El 15 de marzo, al inicio de la pandemia, Hamás decretó confinamiento y toque de queda para evitar que la epidemia diezmara a una población con todos los factores para sumar muertos. El 24 de agosto, las autoridades se vieron obligadas a decretar un nuevo cerrojazo interno que implicaba el cierre de negocios, colegios, mezquitas y hostelería tras detectarse cuatro casos comunitarios. Los centros religiosos se reabrieron el domingo –salvo aquellos situadas en zonas rojas de contagio– pero el ambiente de confinamiento sigue en el aire. 

La policía patrulla recomendando a la población que se atrinchere en sus hogares ante este nuevo ataque invisible, pero los gazatíes, ávidos de vida entre tantas limitaciones y tantos años de cercos, muertes y ataques, están hartos de esconderse. Con dos millones de habitantes en 385 kilómetros cuadrados, se están registrando entre 80 y 100 casos de COVID-19 diarios, según Acción contra el Hambre, una cifra que bien podría dispararse dadas las circunstancias en las que vive Gaza. «Las limitaciones en el suministro de agua potable y el tratamiento de las aguas residuales ya eran una de nuestras principales preocupaciones antes de la pandemia”, explica desde Jerusalén Lucas Honauer, director de la ONG en Gaza, en un comunicado de la organización.

La única central eléctrica fue cerrada el 18 de agosto, dado que Tel Aviv suspendió el suministro de combustible como represalia a los últimos enfrentamientos, en plena pandemia, consciente de que sin electricidad no hay el agua potable indispensable para evitar el contagio comunitario. Aunque se reinició el suministro en septiembre, los continuos apagones –se estima que hay ocho horas diarias de luz en la franja– impiden el teletrabajo, obstaculizan incluso la correcta conservación de alimentos y lastran el estudio de niños y adolescentes, que no tienen ni electricidad ni conexión a Internet para seguir las clases telemáticas, su única opción dado que las escuelas cerraron antes incluso de que les distribuyesen los libros de texto.
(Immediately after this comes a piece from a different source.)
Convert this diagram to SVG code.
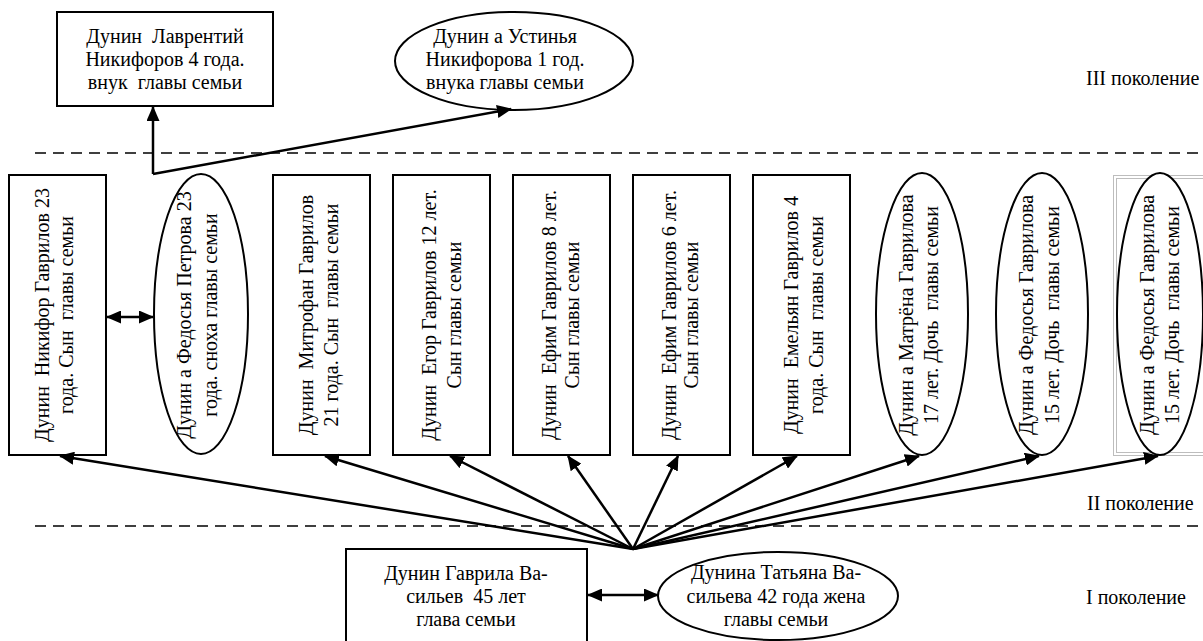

Según la Oficina Palestina de Estadística, solo el 29% de las familias de Gaza tienen un ordenador en casa. El 78% tiene un teléfono móvil, llave de las gestiones de toda la familia, aunque los cortes de electricidad impiden que el aparato permanezca cargado. Los cortes de luz también afectan el funcionamiento de las plantas de tratamiento de aguas residuales y de desalinización, “socavando el acceso a agua limpia y sistemas de saneamiento”, denuncia Acción contra el Hambre.

No hay posibilidad de mantener la higiene ni la distancia social, se calcula que solo hay un centenar de camas UCI para una población de dos millones de personas y 350 ventiladores. No creo que los palestinos estén siquiera sorprendidos: llevan demasiadas décadas viviendo en estado de guerra o bajo restricciones de todo tipo. Hay infiernos eternos que nunca se consumen, y Gaza es uno de ellos: pensemos en eso cuando nos sobrecoja nuestra propia tragedia.

Mónica G. Prieto es periodista ‘freelance’. Excorresponsal en Italia, Rusia, Jerusalén, Líbano, Tailandia y China. Autora de Siria, el país de las almas rotas e Irak, la semilla del odio.